Ondanks deze maatregelen worden Iraanse pogingen om operationele lanceerlocaties te behouden ernstig ondermijnd door de aanhoudende activiteiten van de Israëlische inlichtingendiensten. Mossad-agenten, ondersteund door Amerikaanse drones en realtime satellietinformatie, volgen en lokaliseren actief alle bewegingen, wat ertoe leidt dat veel Iraanse militaire middelen worden opgespoord en vernietigd terwijl ze onderweg zijn. Daardoor biedt zelfs Oost-Iran geen gegarandeerde veilige haven meer voor ballistische wapens, waardoor Iraanse commandanten tot steeds wanhopiger maatregelen worden gedwongen om hun resterende aanvalscapaciteiten te behouden.

Als gevolg hiervan is het aantal Iraanse raketaanvallen op Israël al aanzienlijk gedaald, terwijl Iraanse commandocentra, logistieke knooppunten en resterende lanceerinrichtingen op grote schaal worden uitgeschakeld.
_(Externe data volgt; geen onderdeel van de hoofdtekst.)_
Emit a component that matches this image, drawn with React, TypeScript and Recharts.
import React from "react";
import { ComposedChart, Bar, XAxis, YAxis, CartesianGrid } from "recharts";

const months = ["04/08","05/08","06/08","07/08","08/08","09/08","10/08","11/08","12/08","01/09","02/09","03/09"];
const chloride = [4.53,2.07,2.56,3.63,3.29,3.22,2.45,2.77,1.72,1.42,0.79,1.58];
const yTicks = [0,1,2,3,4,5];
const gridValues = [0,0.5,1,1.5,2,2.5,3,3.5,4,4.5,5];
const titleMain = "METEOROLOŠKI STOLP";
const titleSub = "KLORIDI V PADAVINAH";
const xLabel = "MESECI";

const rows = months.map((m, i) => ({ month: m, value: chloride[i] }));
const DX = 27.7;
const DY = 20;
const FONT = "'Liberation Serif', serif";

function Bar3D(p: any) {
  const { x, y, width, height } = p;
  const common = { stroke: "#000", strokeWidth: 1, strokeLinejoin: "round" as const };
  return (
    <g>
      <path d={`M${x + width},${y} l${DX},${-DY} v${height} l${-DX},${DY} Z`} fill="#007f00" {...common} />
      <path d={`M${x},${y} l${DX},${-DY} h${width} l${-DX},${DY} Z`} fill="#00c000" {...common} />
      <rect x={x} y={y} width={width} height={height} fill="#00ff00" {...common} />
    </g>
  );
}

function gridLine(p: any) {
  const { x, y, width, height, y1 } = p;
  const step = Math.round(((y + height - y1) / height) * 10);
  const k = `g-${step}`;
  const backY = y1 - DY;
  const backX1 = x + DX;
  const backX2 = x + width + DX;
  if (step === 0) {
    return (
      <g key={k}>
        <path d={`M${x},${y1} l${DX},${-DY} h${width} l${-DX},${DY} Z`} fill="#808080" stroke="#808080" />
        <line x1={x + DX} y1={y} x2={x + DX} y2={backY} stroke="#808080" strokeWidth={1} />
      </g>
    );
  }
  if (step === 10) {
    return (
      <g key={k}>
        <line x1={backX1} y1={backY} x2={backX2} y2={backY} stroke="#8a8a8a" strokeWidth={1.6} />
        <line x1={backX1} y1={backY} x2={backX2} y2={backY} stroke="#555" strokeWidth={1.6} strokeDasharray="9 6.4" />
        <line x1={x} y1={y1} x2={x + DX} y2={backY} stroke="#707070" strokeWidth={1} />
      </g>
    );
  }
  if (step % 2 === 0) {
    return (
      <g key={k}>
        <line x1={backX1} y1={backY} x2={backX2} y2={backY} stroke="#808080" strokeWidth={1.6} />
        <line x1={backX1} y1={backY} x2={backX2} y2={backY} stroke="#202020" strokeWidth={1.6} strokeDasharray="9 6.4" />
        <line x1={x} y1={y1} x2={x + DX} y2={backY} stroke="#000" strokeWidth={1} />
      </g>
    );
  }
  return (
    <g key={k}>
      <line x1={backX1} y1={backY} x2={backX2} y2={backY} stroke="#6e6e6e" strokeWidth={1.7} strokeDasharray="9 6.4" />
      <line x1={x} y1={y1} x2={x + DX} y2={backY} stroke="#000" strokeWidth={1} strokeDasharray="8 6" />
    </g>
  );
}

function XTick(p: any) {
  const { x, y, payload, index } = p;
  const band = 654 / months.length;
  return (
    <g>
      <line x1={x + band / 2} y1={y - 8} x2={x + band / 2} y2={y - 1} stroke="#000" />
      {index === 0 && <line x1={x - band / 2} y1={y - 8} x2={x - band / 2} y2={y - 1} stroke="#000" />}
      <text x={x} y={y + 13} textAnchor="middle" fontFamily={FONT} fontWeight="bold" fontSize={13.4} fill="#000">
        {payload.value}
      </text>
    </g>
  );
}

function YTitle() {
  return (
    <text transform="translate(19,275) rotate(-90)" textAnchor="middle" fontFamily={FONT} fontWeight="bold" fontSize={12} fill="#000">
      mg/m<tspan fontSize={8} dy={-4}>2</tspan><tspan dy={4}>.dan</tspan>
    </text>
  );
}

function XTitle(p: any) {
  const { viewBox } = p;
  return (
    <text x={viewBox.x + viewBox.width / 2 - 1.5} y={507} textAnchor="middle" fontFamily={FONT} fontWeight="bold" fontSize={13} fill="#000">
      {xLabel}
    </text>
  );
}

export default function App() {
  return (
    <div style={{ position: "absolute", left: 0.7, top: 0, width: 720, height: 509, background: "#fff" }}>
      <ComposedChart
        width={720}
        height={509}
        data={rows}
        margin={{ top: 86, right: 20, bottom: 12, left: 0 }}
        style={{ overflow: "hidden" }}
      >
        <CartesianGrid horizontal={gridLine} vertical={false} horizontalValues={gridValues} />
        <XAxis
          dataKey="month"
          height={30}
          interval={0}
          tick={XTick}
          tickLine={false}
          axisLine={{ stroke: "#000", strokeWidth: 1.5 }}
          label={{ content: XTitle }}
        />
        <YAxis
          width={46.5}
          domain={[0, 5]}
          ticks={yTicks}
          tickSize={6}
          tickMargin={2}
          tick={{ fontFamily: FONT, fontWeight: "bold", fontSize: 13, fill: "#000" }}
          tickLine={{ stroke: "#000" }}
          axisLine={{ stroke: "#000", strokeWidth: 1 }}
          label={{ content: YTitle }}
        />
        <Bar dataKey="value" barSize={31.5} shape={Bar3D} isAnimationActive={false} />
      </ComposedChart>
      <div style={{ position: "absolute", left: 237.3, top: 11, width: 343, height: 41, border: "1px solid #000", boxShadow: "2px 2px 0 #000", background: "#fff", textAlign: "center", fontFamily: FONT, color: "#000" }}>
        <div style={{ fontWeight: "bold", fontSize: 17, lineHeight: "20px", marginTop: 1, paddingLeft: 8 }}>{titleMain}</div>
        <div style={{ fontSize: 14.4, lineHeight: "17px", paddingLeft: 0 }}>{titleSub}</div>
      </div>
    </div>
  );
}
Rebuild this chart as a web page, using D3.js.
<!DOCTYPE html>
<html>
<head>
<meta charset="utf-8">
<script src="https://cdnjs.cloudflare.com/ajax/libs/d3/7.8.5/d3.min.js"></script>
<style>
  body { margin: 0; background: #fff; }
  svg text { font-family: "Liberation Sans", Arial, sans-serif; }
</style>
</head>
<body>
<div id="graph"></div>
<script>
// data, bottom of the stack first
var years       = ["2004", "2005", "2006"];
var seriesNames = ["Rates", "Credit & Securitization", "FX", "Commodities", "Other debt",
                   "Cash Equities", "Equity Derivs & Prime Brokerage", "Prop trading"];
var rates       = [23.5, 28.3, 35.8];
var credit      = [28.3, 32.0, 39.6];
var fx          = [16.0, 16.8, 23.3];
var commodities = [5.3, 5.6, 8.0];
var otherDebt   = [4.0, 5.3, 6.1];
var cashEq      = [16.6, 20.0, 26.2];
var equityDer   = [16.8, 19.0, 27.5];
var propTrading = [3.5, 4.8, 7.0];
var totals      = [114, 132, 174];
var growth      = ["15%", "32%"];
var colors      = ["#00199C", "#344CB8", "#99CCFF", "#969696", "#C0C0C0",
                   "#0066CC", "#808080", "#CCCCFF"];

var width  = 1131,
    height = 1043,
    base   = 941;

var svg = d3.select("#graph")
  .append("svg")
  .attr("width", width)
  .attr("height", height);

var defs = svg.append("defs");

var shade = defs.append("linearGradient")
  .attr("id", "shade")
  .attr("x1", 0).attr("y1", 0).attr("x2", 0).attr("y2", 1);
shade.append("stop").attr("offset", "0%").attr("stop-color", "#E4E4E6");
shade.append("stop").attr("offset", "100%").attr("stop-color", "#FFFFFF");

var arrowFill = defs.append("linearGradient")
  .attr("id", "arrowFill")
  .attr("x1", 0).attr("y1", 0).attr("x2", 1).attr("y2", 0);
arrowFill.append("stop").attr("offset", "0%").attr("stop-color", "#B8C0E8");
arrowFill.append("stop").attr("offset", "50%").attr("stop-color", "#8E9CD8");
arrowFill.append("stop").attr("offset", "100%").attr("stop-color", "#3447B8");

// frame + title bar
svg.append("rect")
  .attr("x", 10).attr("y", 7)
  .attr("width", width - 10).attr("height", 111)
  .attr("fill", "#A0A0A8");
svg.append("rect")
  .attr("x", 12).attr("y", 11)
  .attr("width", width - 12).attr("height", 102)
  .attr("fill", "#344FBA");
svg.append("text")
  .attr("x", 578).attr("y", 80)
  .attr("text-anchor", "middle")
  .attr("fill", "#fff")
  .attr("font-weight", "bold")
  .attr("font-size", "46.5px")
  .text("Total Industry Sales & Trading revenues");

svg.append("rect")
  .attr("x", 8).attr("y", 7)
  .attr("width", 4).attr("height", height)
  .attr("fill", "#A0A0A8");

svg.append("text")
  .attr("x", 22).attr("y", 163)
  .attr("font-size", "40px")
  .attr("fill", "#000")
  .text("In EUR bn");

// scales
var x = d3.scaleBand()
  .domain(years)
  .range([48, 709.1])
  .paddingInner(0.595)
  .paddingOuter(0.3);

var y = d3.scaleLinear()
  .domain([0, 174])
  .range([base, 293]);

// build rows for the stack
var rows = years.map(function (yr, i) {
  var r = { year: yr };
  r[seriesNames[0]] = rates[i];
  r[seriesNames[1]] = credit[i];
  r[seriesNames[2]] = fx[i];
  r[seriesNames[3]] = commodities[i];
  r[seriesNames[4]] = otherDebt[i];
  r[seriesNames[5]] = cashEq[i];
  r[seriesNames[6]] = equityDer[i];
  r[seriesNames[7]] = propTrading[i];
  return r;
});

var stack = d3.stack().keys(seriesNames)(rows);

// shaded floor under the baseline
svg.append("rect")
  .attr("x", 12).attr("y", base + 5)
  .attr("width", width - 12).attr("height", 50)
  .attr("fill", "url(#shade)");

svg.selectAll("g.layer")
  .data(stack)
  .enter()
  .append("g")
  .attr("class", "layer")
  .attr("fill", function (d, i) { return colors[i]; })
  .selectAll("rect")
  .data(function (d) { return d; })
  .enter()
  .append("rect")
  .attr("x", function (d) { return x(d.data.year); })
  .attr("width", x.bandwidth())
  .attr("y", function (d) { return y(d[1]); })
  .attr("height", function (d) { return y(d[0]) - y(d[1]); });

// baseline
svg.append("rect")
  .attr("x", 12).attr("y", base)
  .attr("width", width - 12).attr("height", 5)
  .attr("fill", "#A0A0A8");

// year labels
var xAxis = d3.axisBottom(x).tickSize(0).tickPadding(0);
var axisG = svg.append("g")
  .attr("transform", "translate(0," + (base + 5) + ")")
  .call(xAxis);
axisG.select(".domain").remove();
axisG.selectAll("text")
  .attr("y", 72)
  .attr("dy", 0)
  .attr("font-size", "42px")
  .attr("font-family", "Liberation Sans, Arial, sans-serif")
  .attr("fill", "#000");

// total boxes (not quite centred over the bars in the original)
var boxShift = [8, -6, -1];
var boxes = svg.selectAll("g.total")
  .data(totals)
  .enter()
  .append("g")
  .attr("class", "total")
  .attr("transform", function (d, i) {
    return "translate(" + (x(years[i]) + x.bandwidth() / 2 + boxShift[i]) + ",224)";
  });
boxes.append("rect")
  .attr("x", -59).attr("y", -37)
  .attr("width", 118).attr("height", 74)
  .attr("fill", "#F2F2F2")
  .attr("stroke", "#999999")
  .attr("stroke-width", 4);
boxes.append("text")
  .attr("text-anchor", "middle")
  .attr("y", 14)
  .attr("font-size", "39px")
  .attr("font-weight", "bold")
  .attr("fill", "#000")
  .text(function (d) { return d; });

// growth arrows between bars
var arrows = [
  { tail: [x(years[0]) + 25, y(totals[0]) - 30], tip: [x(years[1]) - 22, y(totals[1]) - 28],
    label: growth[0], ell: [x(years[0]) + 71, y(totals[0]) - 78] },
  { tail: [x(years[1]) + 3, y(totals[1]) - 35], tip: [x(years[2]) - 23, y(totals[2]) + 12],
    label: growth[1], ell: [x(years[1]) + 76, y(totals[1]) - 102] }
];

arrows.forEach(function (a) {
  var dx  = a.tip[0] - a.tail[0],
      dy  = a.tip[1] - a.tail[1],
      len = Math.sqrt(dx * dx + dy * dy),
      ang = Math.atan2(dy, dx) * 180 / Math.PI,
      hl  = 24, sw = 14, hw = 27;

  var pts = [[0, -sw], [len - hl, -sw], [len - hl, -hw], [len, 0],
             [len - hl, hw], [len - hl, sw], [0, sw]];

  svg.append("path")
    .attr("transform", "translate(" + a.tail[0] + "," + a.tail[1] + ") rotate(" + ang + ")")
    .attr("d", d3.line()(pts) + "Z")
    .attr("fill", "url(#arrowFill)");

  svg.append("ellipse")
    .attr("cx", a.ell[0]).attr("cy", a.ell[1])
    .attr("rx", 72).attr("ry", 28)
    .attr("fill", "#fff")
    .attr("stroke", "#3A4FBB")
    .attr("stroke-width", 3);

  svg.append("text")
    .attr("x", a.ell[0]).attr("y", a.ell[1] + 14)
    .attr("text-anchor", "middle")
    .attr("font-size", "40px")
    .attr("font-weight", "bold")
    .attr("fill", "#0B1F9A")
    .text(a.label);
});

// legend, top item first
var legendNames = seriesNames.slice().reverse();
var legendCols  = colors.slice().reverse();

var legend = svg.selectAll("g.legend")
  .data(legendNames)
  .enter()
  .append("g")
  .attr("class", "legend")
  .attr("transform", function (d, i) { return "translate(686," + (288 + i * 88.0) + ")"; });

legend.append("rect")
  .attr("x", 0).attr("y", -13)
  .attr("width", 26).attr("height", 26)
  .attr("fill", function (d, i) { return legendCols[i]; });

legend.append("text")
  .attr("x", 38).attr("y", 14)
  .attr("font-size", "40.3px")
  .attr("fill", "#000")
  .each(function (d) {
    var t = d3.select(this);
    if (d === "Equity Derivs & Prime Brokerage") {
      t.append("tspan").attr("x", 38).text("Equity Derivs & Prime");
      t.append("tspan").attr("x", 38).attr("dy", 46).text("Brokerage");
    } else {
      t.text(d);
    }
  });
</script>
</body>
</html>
Over het geheel genomen heeft Iran’s catastrofale verlies van luchtmeerderheid aan het begin van de vijandelijkheden de verdere loop van het conflict fundamenteel bepaald. Door radar- en raketverdediging uit te schakelen, vitale vliegtuigen te vernietigen en raketsystemen te dwingen tot herplaatsing naar het oosten, verzekerde Israël zich van onaangevochten luchtoverwicht over grote delen van Iraans grondgebied. Iraanse pogingen om zich aan te passen door middelen buiten het directe bereik van Israëlische aanvallen te verplaatsen, blijken steeds zinlozer. Uiteindelijk heeft Israël’s vroege vestiging van absolute luchtmeerderheid het slagveld beslist gevormd, Iran’s opties drastisch beperkt en mogelijk niet alleen het luchtverdedigingssysteem, maar ook het voortbestaan van het regime zelf in gevaar gebracht.